Consider the case of a tax authority aiming to design an auditing plan. To be effective, the plan needs to predict the identity of likely tax evaders, a task for which ML algorithms are ideal. In short, an algorithm would use historical data to select the variables that best predict evasion and combine them in a score that could be used for the choice. If this is what the authority does, however, we have a big problem. This procedure would use only outcomes of files that have been endogenously selected for treatment by the authority in previous periods. Any potential bias in the selection process would be inherited by the data. If we can't control for all variables used to drive the selection, the result may be biased decisions, even (and indeed especially) if the algorithm is efficient. For example, imagine that the tax authority selects audits relying also on variables unobserved by the algorithm that are good markers of compliance (perhaps variables that are not stored in official datasets). If we ignore these markers, the algorithm may recommend replacing audited files with unaudited files associated with the unobserved marker. This would lead to an overestimation of the possible improvements generated by ML. Part of the problem here is that we observe the outcomes of (endogenously selected) audits, but we do not observe the outcomes of tax files that have not been audited.
What can be done to address these issues? There is an apparently simple solution: do not use historical data to train the algorithm; instead, use carefully randomized data, as in randomized trials for drug testing. If this were possible, then we would be sure that no bias is present in the training data, and the predictions would be effective. But this solution is often impractical and not what is generally done.
In a recent work, we have proposed a methodology to correct potential biases in the design of tax auditing. We exploit two features of datasets generated by tax authorities: first, only a tiny fraction of files are audited, typically in the single digits; second, files can be audited for up to five years, so there are many unaudited files for which we can assess the true potential since they are eventually audited in later years. These are files that are unintentionally passed over but are then randomly selected for audits at a later stage. Simplifying a bit our approach, we can use them as counterfactuals to evaluate whether we can improve auditing using ML. Specifically, we can use ML to select historically audited files with low potential and replace them with files with good potential, restricting the replacement pool to files for which we eventually see the outcome. This is a conservative policy but one that is arguably immune from the problem that the outcome of the counterfactual is unobserved and may be overestimated. Using data from the Italian Revenue Agency, the analysis suggests that there are indeed large untapped improvements to be gained: replacing the 10% least productive audits with an equal number of taxpayers selected by our trained algorithm raises detected tax evasion by as much as 38%.

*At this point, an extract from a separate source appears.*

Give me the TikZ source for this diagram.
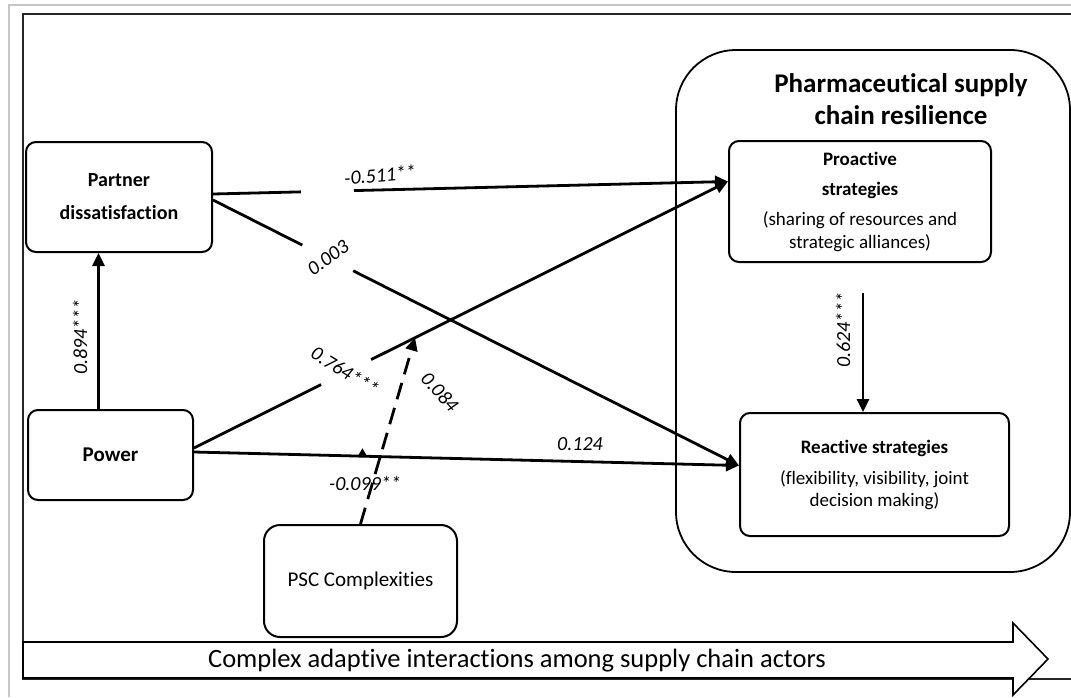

Economists have only recently started to think systematically about these issues, which blend ML design with issues more typical of economic research, such as causal identification and optimal policy design and evaluation. There are difficult and sometimes unsolvable tradeoffs in the problems; solutions, like the one described above, may only partially address concerns. Nonetheless, these are promising topics of research because even marginal improvements may be pivotal, and economics has a lot to contribute.